Pour déterminer les stades de sommeil atteints et l'activité des ondes pendant le sommeil des sujets, Mme Mongrain se servait d'électrodes. «Nous avons remarqué que les gens de type matin tendent à avoir plus de sommeil profond et qu'ils le dissipent plus rapidement pendant la nuit avant de se réveiller. Ainsi, ils se réveillent plus facilement et plus tôt tout en étant plus reposés. Nous pouvons en déduire que les types matin ont un processus homéostatique plus fort que les gens de type soir. Ce pourrait être pour cette raison que les gens de type matin ont plus de difficultés à passer la nuit debout et à dormir le jour», indique-t-elle.

L'ensemble des découvertes du projet de doctorat de Mme Mongrain pourrait être utile pour mieux comprendre certains troubles et, ensuite, essayer différentes solutions pour y remédier. «Par exemple, les gens qui souffrent du syndrome du sommeil en délai de phase ont toujours tendance à dormir de plus en plus tard, ce qui peut occasionner des situations familiales très difficiles et des pertes d'emploi. Ce trouble pourrait entre autres être dû à un processus homéostatique qui ne serait pas assez fort», explique l'étudiante-chercheuse qui s'est méritée des notes parfaites à ses cours de doctorat.

Démonter l'horloge biologique

Valérie Mongrain vient tout juste de déposer sa thèse de doctorat, mais ses recherches ne sont pas terminées. Elle vient de commencer un postdoctorat à l'université McGill. «Mon projet actuel touche à un tout autre domaine pour me permettre de développer de nouvelles compétences. Je travaille maintenant sur l'horloge biologique, mais au niveau moléculaire, puisque les gênes ont une implication extrêmement importante chez les gens de type matin et chez ceux de type soir. Dans le fond, je cherche à comprendre la manière dont fonctionne l'horloge biologique et le choix de l'horaire de sommeil. Une fois que nous connaîtrons mieux le fonctionnement des molécules, nous seront plus en mesure de développer des traitements ou des médicaments pour traiter les différents troubles de sommeil», explique-t-elle.

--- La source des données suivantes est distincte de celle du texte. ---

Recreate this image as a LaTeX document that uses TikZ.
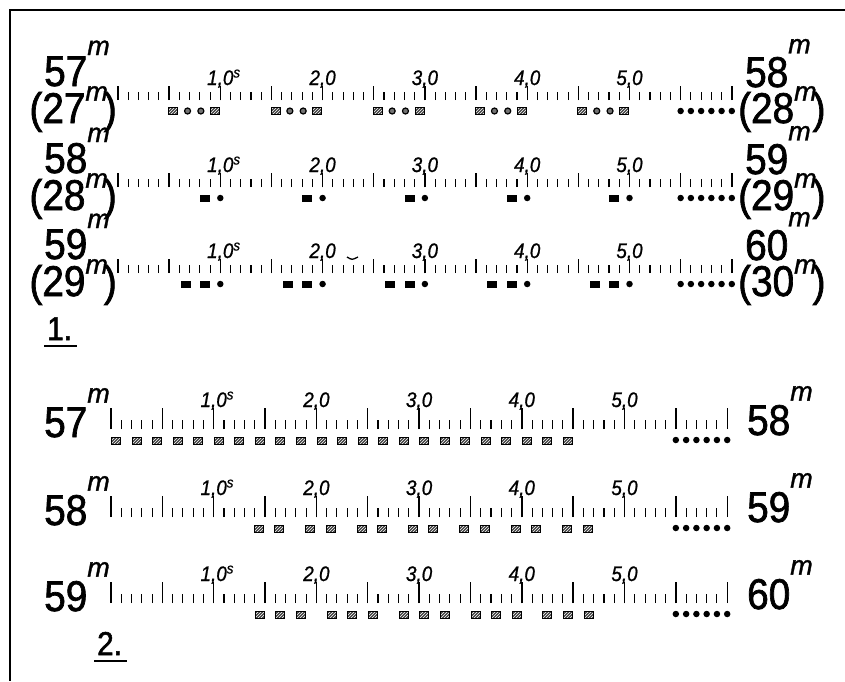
\documentclass[tikz,border=0pt]{standalone}
\usepackage{fontspec}
\setmainfont{Liberation Sans}
\newfontfamily\bigdigits[FakeStretch=0.9,FakeBold=1.6]{Liberation Sans}
\newfontfamily\tickdigits[FakeStretch=0.9,FakeBold=0.8]{Liberation Sans}
\newfontfamily\minfont[FakeBold=1.2]{Liberation Sans}
\usetikzlibrary{patterns}

% raised minute sign (#1 = raise)
\newcommand{\supm}[1][0.72em]{\raisebox{#1}{\minfont\fontsize{27}{27}\selectfont\itshape m}}

\tikzset{
  frameline/.style={line width=1.5pt},
  tickmark/.style={line width=1.1pt},
  bigtick/.style={line width=1.4pt},
  minlabel/.style={inner sep=0pt,font=\bigdigits\fontsize{43}{43}\selectfont},
  seclabel/.style={inner sep=0pt,font=\tickdigits\itshape\fontsize{21}{21}\selectfont},
  partlabel/.style={inner sep=0pt,font=\bigdigits\fontsize{33}{33}\selectfont},
  underl/.style={line width=2.4pt},
  hatchbox/.style={rectangle,draw=black,line width=1pt,inner sep=0pt,
    minimum width=9pt,minimum height=7pt,preaction={fill=black!75},
    pattern=north east lines,pattern color=white},
  blackbox/.style={rectangle,fill=black,inner sep=0pt,minimum width=10pt,minimum height=7pt},
  ringdot/.style={circle,draw=black,line width=1.2pt,fill=black!55,inner sep=0pt,minimum size=6pt},
  blackdot/.style={circle,fill=black,inner sep=0pt,minimum size=6.5pt}
}

% one minute of seconds: #1 small tick, #2 long tick, #3 label height, #4 prefix
\newcommand{\minutescale}[4]{%
  \foreach \s in {1,...,59} \draw[tickmark] (\s,0) -- (\s,-#1);
  \foreach \s in {0,5,...,60} \draw[bigtick] (\s,0) -- (\s,-#2);
  \foreach \s in {10,20,...,50} \draw[bigtick] (\s,0) -- (\s,-#3+1);
  \foreach \s/\a in {10/1,20/2,30/3,40/4,50/5}
    \node[seclabel,anchor=base] (#4l\s) at (\s,-#3)
      {\llap{\a},\rlap{0\ifnum\s=10 \textsuperscript{s}\fi}};
  \foreach \s in {55,...,60} \node[blackdot] (#4d\s) at (\s,11) {};
}

\begin{document}
\begin{tikzpicture}[x=1pt,y=-1pt]
  \useasboundingbox (0,0) rectangle (845,681);
  \draw[frameline] (845,10) -- (10,10) -- (10,681);

  % 1.
  \begin{scope}[shift={(118,100)},x=10.23pt]
    \minutescale{8}{14}{15}{a}
    \foreach \g in {0,10,...,40} {
      \node[hatchbox] (a\g-q) at (\g+5.4,11) {};
      \node[ringdot] (a\g-r) at (\g+6.8,11) {};
      \node[ringdot] (a\g-s) at (\g+8.1,11) {};
      \node[hatchbox] (a\g-t) at (\g+9.5,11) {};
    }
  \end{scope}
  \begin{scope}[shift={(118,187)},x=10.23pt]
    \minutescale{8}{14}{15}{b}
    \foreach \g in {0,10,...,40} {
      \node[blackbox] (b\g-q) at (\g+8.5,11) {};
      \node[blackdot] (b\g-r) at (\g+10,11) {};
    }
  \end{scope}
  \begin{scope}[shift={(118,273)},x=10.23pt]
    \minutescale{8}{14}{15}{c}
    \foreach \g in {0,10,...,40} {
      \node[blackbox] (c\g-q) at (\g+6.6,11) {};
      \node[blackbox] (c\g-r) at (\g+8.5,11) {};
      \node[blackdot] (c\g-s) at (\g+10,11) {};
    }
  \end{scope}
  \draw[line width=1.3pt] (347,257) .. controls (352,260) .. (358,257);

  \node[minlabel,anchor=base east] (m57a) at (110,86) {57\supm};
  \node[minlabel,anchor=base east] (m27a) at (117,123) {(27\supm[0.52em]\kern-4pt)};
  \node[minlabel,anchor=base west] (m58a) at (745,87) {58\supm[0.78em]};
  \node[minlabel,anchor=base west] (m28a) at (738,123) {(28\supm[0.52em]\kern-4pt)};
  \node[minlabel,anchor=base east] (m58b) at (110,173) {58\supm};
  \node[minlabel,anchor=base east] (m28b) at (117,210) {(28\supm[0.52em]\kern-4pt)};
  \node[minlabel,anchor=base west] (m59b) at (745,174) {59\supm[0.78em]};
  \node[minlabel,anchor=base west] (m29b) at (738,210) {(29\supm[0.52em]\kern-4pt)};
  \node[minlabel,anchor=base east] (m59c) at (110,259) {59\supm};
  \node[minlabel,anchor=base east] (m29c) at (117,296) {(29\supm[0.52em]\kern-4pt)};
  \node[minlabel,anchor=base west] (m60c) at (745,260) {60\supm[0.78em]};
  \node[minlabel,anchor=base west] (m30c) at (738,296) {(30\supm[0.52em]\kern-4pt)};

  \node[partlabel,anchor=base west] (part1) at (47,340) {1.};
  \draw[underl] ([xshift=-3pt,yshift=-6pt]part1.base west) -- ([xshift=5pt,yshift=-6pt]part1.base east);

  % 2.
  \begin{scope}[shift={(111,429)},x=10.27pt]
    \minutescale{9}{21}{22}{d}
    \foreach \k in {0,...,22} \node[hatchbox] (d\k) at (2*\k+0.5,12) {};
  \end{scope}
  \begin{scope}[shift={(111,517)},x=10.27pt]
    \minutescale{9}{21}{22}{e}
    \foreach \k in {0,...,6} {
      \node[hatchbox] (e\k-p) at (5*\k+14.4,12) {};
      \node[hatchbox] (e\k-q) at (5*\k+16.4,12) {};
    }
  \end{scope}
  \begin{scope}[shift={(111,603)},x=10.27pt]
    \minutescale{9}{21}{22}{f}
    \foreach \k in {0,...,4} {
      \node[hatchbox] (f\k-p) at (7*\k+14.5,12) {};
      \node[hatchbox] (f\k-q) at (7*\k+16.5,12) {};
      \node[hatchbox] (f\k-r) at (7*\k+18.5,12) {};
    }
  \end{scope}

  \node[minlabel,anchor=base east] (m57d) at (110,437) {57\supm[0.8em]};
  \node[minlabel,anchor=base west] (m58d) at (747,435) {58\supm[0.8em]};
  \node[minlabel,anchor=base east] (m58e) at (110,525) {58\supm[0.8em]};
  \node[minlabel,anchor=base west] (m59e) at (747,522) {59\supm[0.8em]};
  \node[minlabel,anchor=base east] (m59f) at (110,611) {59\supm[0.8em]};
  \node[minlabel,anchor=base west] (m60f) at (747,609) {60\supm[0.8em]};

  \node[partlabel,anchor=base west] (part2) at (97,655) {2.};
  \draw[underl] ([xshift=-3pt,yshift=-6pt]part2.base west) -- ([xshift=5pt,yshift=-6pt]part2.base east);
\end{tikzpicture}
\end{document}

Ainsi, à seulement 29 ans, Mme Mongrain a probablement une grande carrière de chercheuse devant elle. «J'ai pensé à aller travailler en industrie puisque ce choix assure une plus grande stabilité et un meilleur salaire, mais j'ai finalement décidé de poursuivre mes recherches puisque je crois que je suis faite pour ça. J'espère ainsi décrocher un poste dans une université un jour. Mais pour le moment, j'en ai encore beaucoup à apprendre avec mon projet de postdoctorat», conclut-elle.